- Born: December 26, 1925 Kingston, New York, U.S.
- Died: October 27, 2016 (aged 90) Santa Cruz, California, U.S.
- Education: Bard College (BA)
- Known for: Printmaker, educator

= Carol Summers =

American printmaker, educator (1925–2016)

Carol Summers (December 26, 1925 – October 27, 2016) was an American printmaker and educator, known for creating works by woodcut process.

==Early life and education==
Carol Summers was born in 1925 in Kingston, New York.

He received a Bachelor of Arts degree in 1951 from Bard College in Annandale-on-Hudson, New York, studying with Stefan Hirsch and Louis Schanker.

== Career ==
Summers created his prints through a process he developed in the 1950s that became known in as the "Carol Summers technique": soaking large blocks of wood in ink, he placed them in patterns on one side of a piece of paper in order to, as one reviewer described his work, "give beautiful, blurry, shapes to the other side.

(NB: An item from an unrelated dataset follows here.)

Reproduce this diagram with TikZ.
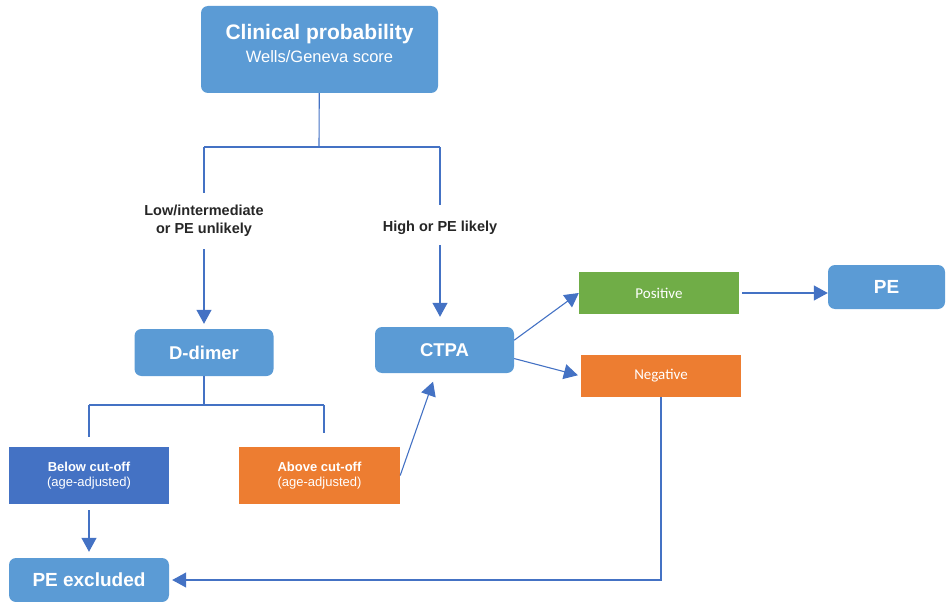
\documentclass[tikz,border=0pt]{standalone}
\usepackage{fontspec}
\setmainfont{Liberation Sans}
\newfontfamily\calibri{Carlito}
\usepackage{tikz}
\usetikzlibrary{arrows.meta}

\definecolor{boxblue}{HTML}{5B9BD5}
\definecolor{deepblue}{HTML}{4472C4}
\definecolor{boxorange}{HTML}{ED7D31}
\definecolor{boxgreen}{HTML}{70AD47}
\definecolor{labelgray}{HTML}{262626}

\newcommand{\fs}[1]{\fontsize{#1}{1.2\dimexpr#1pt\relax}\selectfont}

\tikzset{
  stepbox/.style={rounded corners=7pt,fill=boxblue,text=white,inner sep=0pt,align=center},
  outcome/.style={fill=#1,text=white,inner sep=0pt,align=center},
  branch/.style={text=labelgray,align=center,inner sep=2pt,font=\fs{14.5}\bfseries},
  link/.style={draw=deepblue,line width=1.1pt},
  arr/.style={link,-{Triangle[length=14pt,width=15pt]}}
}

\begin{document}
\begin{tikzpicture}[x=1pt,y=-1pt]
  \useasboundingbox (0,0) rectangle (946,602);

  % boxes
  \node[stepbox,minimum width=237,minimum height=87] (clin) at (319.5,49.5)
    {{\fs{21}\bfseries Clinical probability}\\[6pt]{\fs{16.5}Wells/Geneva score}\\[0pt]};
  \node[branch] (low) at (204,221) {Low/intermediate\\[1pt]or PE unlikely};
  \node[branch] (high) at (440,228) {High or PE likely};
  \node[stepbox,minimum width=139,minimum height=47,font=\fs{18.5}\bfseries] (ddimer) at (204,352.5) {D-dimer};
  \node[stepbox,minimum width=139,minimum height=46,font=\fs{18.5}\bfseries] (ctpa) at (444.5,350) {CTPA};
  \node[outcome=deepblue,minimum width=160,minimum height=57,font=\fs{13}] (below) at (89,475.5)
    {\textbf{Below cut-off}\\(age-adjusted)};
  \node[outcome=boxorange,minimum width=161,minimum height=57,font=\fs{13}] (above) at (319.5,475.5)
    {\textbf{Above cut-off}\\(age-adjusted)};
  \node[stepbox,minimum width=160,minimum height=44,font=\fs{19}\bfseries] (excl) at (89,580) {PE excluded};
  \node[outcome=boxgreen,minimum width=160,minimum height=42,font=\calibri\fs{15}] (pos) at (659,293) {Positive};
  \node[outcome=boxorange,minimum width=160,minimum height=42,font=\calibri\fs{15}] (neg) at (661,376) {Negative};
  \node[stepbox,minimum width=117,minimum height=44,font=\fs{19}\bfseries] (pe) at (886.5,287) {PE};

  % split points
  \coordinate (split) at (319,147);
  \coordinate (barL) at (204,147);
  \coordinate (barR) at (440,147);
  \coordinate (dsplit) at (204,405);
  \coordinate (dL) at (89,405);
  \coordinate (dR) at (324,405);

  % connectors
  \draw[link] (clin) -- (split);
  \draw[link] (barL) -- (barR);
  \draw[link,shorten >=10pt] (barL) -- (low);
  \draw[link,shorten >=14pt] (barR) -- (high);
  \draw[arr,shorten <=10pt,shorten >=5pt] (low) -- (ddimer);
  \draw[arr,shorten <=8pt,shorten >=10pt] (high) -- (high |- ctpa.north);
  \draw[link] (ddimer) -- (dsplit);
  \draw[link] (dL) -- (dR);
  \draw[link,shorten >=10pt] (dL) -- (below);
  \draw[link,shorten >=14pt] (dR) -- (dR |- above.north);
  \draw[arr,shorten >=9pt] (above.east) -- (ctpa.250);
  \draw[arr,shorten <=6pt,shorten >=6pt] (below) -- (excl);
  \draw[arr] (ctpa.8) -- (pos.west);
  \draw[arr,shorten >=3pt] (ctpa.-7) -- (neg.west);
  \draw[arr,shorten <=3pt] (pos.east) -- (pos.east -| pe.west);
  \draw[arr,shorten >=3pt] (neg.south) |- (excl.east);
\end{tikzpicture}
\end{document}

The results are simple, decorative and uniquely vibrant."

In 1955, he was awarded the Louis Comfort Tiffany Foundation Fellowship; and in 1959, the John Simon Guggenheim Foundation Fellowship.

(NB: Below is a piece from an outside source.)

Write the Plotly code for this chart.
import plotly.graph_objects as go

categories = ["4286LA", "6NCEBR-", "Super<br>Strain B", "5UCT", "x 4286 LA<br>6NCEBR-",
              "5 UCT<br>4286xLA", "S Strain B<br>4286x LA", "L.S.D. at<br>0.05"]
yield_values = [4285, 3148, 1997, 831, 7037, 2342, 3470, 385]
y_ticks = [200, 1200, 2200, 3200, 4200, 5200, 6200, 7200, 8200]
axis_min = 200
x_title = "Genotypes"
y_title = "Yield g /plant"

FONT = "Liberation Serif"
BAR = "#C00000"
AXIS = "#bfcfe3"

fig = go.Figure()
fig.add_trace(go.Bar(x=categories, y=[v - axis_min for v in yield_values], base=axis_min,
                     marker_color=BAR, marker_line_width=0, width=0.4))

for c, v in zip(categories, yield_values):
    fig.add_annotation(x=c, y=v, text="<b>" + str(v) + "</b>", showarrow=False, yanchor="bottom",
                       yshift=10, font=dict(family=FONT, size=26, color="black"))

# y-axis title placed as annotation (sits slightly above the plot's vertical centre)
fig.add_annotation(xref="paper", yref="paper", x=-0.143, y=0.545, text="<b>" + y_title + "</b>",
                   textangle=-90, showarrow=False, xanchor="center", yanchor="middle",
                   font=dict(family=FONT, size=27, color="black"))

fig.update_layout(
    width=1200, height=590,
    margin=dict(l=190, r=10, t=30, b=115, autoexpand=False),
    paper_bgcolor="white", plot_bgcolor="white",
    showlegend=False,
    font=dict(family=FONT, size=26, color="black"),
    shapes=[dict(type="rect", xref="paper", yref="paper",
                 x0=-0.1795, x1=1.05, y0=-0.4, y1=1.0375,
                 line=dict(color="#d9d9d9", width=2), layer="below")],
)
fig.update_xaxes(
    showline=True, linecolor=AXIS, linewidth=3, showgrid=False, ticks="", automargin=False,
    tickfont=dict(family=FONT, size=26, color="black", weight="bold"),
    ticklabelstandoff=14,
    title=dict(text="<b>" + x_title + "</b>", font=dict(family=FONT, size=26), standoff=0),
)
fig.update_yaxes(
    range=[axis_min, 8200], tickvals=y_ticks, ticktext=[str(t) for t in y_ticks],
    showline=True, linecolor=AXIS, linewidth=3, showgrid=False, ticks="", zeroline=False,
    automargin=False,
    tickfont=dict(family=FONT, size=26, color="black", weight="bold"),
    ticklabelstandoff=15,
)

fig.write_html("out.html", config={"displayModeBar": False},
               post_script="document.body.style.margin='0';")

Summers had a 50 year retrospective in 1999 at the Santa Cruz Museum of Art and History in Santa Cruz, California.

=== Teaching career ===
In addition to his art, Summers had a career as a teacher, serving as an instructor at Hunter College, the Brooklyn Museum School, Pratt Graphics Center, and Columbia University.

== Collections ==
His work is part of the collection of the Tate in London; the Scottish National Gallery in Edinburgh; Smithsonian American Art Museum in Washington, D.C.; the National Gallery of Art in Washington, D.C.; the Art Institute of Chicago; the Madison Museum of Contemporary Art in Madison, Wisconsin; the Buffalo AKG Art Museum in Buffalo, New York; the Brooklyn Museum; the Whitney Museum of American Art in New York City; and the Museum of Modern Art (MoMA) in New York City.

== Personal life ==
He was a resident of Bonny Doon, California, and later Santa Cruz, California.

Summers died at the age of 90 on October 27, 2016, in his home in Santa Cruz.